● **Required work**: The data must be returned in full and exactly as given.

● **Source excerpt**:
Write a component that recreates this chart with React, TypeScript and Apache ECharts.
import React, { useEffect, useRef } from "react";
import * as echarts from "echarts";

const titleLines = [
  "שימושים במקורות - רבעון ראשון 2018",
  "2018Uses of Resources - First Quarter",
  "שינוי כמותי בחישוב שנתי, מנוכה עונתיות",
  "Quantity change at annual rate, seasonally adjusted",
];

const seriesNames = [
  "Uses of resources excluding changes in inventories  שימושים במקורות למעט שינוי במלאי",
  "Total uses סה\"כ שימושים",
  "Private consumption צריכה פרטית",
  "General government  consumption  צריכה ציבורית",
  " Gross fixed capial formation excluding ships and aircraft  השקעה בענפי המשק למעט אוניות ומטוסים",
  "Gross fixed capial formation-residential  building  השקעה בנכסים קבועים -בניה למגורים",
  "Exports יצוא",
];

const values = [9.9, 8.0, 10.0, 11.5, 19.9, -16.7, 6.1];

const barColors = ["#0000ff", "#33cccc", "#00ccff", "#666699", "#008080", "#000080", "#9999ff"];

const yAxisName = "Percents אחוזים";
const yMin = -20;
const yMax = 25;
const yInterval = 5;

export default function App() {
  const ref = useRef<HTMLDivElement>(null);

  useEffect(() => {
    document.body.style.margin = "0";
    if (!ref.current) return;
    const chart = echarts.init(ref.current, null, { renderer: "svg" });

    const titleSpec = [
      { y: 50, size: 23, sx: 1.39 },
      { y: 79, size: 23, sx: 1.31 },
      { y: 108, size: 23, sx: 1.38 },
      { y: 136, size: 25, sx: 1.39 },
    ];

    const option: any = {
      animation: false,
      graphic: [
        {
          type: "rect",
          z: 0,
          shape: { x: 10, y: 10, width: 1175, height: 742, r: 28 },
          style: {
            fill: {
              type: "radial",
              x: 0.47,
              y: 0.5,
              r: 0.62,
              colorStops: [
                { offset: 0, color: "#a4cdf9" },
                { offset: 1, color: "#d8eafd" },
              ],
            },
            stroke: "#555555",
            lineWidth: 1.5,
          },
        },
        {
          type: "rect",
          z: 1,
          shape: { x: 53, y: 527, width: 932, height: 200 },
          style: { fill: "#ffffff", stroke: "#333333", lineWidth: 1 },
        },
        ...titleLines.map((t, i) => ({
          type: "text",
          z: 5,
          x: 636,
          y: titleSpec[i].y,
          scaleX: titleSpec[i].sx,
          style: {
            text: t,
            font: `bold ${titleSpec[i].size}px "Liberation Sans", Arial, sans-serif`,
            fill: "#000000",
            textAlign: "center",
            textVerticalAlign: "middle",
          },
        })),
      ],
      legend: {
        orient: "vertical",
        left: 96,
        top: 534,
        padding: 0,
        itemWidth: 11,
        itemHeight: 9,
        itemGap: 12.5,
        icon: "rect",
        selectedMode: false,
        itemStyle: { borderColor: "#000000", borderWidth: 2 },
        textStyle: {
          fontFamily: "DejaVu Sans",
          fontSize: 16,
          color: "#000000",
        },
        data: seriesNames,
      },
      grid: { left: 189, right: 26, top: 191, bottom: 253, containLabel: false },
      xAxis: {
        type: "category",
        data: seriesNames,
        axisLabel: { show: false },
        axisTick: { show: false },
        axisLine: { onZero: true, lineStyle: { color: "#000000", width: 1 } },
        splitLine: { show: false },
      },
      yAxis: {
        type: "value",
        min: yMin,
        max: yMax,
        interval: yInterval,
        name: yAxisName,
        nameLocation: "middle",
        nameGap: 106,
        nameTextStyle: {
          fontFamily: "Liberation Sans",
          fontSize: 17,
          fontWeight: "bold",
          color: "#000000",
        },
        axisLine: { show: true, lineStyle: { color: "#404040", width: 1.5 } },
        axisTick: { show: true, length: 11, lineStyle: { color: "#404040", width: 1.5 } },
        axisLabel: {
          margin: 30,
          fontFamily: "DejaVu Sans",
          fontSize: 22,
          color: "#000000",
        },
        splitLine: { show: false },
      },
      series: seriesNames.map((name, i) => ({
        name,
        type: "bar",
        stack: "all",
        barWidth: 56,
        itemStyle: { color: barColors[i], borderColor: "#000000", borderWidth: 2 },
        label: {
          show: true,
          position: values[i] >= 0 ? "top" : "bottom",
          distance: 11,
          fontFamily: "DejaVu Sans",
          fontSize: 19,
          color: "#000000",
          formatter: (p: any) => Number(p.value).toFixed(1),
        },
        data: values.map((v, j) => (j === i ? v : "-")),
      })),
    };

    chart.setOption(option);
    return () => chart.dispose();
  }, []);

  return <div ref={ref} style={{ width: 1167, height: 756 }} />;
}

● **Response to the exercise**:
Write a component that recreates this chart with React, TypeScript and Apache ECharts.
import React, { useEffect, useRef } from "react";
import * as echarts from "echarts";

const titleLines = [
  "שימושים במקורות - רבעון ראשון 2018",
  "2018Uses of Resources - First Quarter",
  "שינוי כמותי בחישוב שנתי, מנוכה עונתיות",
  "Quantity change at annual rate, seasonally adjusted",
];

const seriesNames = [
  "Uses of resources excluding changes in inventories  שימושים במקורות למעט שינוי במלאי",
  "Total uses סה\"כ שימושים",
  "Private consumption צריכה פרטית",
  "General government  consumption  צריכה ציבורית",
  " Gross fixed capial formation excluding ships and aircraft  השקעה בענפי המשק למעט אוניות ומטוסים",
  "Gross fixed capial formation-residential  building  השקעה בנכסים קבועים -בניה למגורים",
  "Exports יצוא",
];

const values = [9.9, 8.0, 10.0, 11.5, 19.9, -16.7, 6.1];

const barColors = ["#0000ff", "#33cccc", "#00ccff", "#666699", "#008080", "#000080", "#9999ff"];

const yAxisName = "Percents אחוזים";
const yMin = -20;
const yMax = 25;
const yInterval = 5;

export default function App() {
  const ref = useRef<HTMLDivElement>(null);

  useEffect(() => {
    document.body.style.margin = "0";
    if (!ref.current) return;
    const chart = echarts.init(ref.current, null, { renderer: "svg" });

    const titleSpec = [
      { y: 50, size: 23, sx: 1.39 },
      { y: 79, size: 23, sx: 1.31 },
      { y: 108, size: 23, sx: 1.38 },
      { y: 136, size: 25, sx: 1.39 },
    ];

    const option: any = {
      animation: false,
      graphic: [
        {
          type: "rect",
          z: 0,
          shape: { x: 10, y: 10, width: 1175, height: 742, r: 28 },
          style: {
            fill: {
              type: "radial",
              x: 0.47,
              y: 0.5,
              r: 0.62,
              colorStops: [
                { offset: 0, color: "#a4cdf9" },
                { offset: 1, color: "#d8eafd" },
              ],
            },
            stroke: "#555555",
            lineWidth: 1.5,
          },
        },
        {
          type: "rect",
          z: 1,
          shape: { x: 53, y: 527, width: 932, height: 200 },
          style: { fill: "#ffffff", stroke: "#333333", lineWidth: 1 },
        },
        ...titleLines.map((t, i) => ({
          type: "text",
          z: 5,
          x: 636,
          y: titleSpec[i].y,
          scaleX: titleSpec[i].sx,
          style: {
            text: t,
            font: `bold ${titleSpec[i].size}px "Liberation Sans", Arial, sans-serif`,
            fill: "#000000",
            textAlign: "center",
            textVerticalAlign: "middle",
          },
        })),
      ],
      legend: {
        orient: "vertical",
        left: 96,
        top: 534,
        padding: 0,
        itemWidth: 11,
        itemHeight: 9,
        itemGap: 12.5,
        icon: "rect",
        selectedMode: false,
        itemStyle: { borderColor: "#000000", borderWidth: 2 },
        textStyle: {
          fontFamily: "DejaVu Sans",
          fontSize: 16,
          color: "#000000",
        },
        data: seriesNames,
      },
      grid: { left: 189, right: 26, top: 191, bottom: 253, containLabel: false },
      xAxis: {
        type: "category",
        data: seriesNames,
        axisLabel: { show: false },
        axisTick: { show: false },
        axisLine: { onZero: true, lineStyle: { color: "#000000", width: 1 } },
        splitLine: { show: false },
      },
      yAxis: {
        type: "value",
        min: yMin,
        max: yMax,
        interval: yInterval,
        name: yAxisName,
        nameLocation: "middle",
        nameGap: 106,
        nameTextStyle: {
          fontFamily: "Liberation Sans",
          fontSize: 17,
          fontWeight: "bold",
          color: "#000000",
        },
        axisLine: { show: true, lineStyle: { color: "#404040", width: 1.5 } },
        axisTick: { show: true, length: 11, lineStyle: { color: "#404040", width: 1.5 } },
        axisLabel: {
          margin: 30,
          fontFamily: "DejaVu Sans",
          fontSize: 22,
          color: "#000000",
        },
        splitLine: { show: false },
      },
      series: seriesNames.map((name, i) => ({
        name,
        type: "bar",
        stack: "all",
        barWidth: 56,
        itemStyle: { color: barColors[i], borderColor: "#000000", borderWidth: 2 },
        label: {
          show: true,
          position: values[i] >= 0 ? "top" : "bottom",
          distance: 11,
          fontFamily: "DejaVu Sans",
          fontSize: 19,
          color: "#000000",
          formatter: (p: any) => Number(p.value).toFixed(1),
        },
        data: values.map((v, j) => (j === i ? v : "-")),
      })),
    };

    chart.setOption(option);
    return () => chart.dispose();
  }, []);

  return <div ref={ref} style={{ width: 1167, height: 756 }} />;
}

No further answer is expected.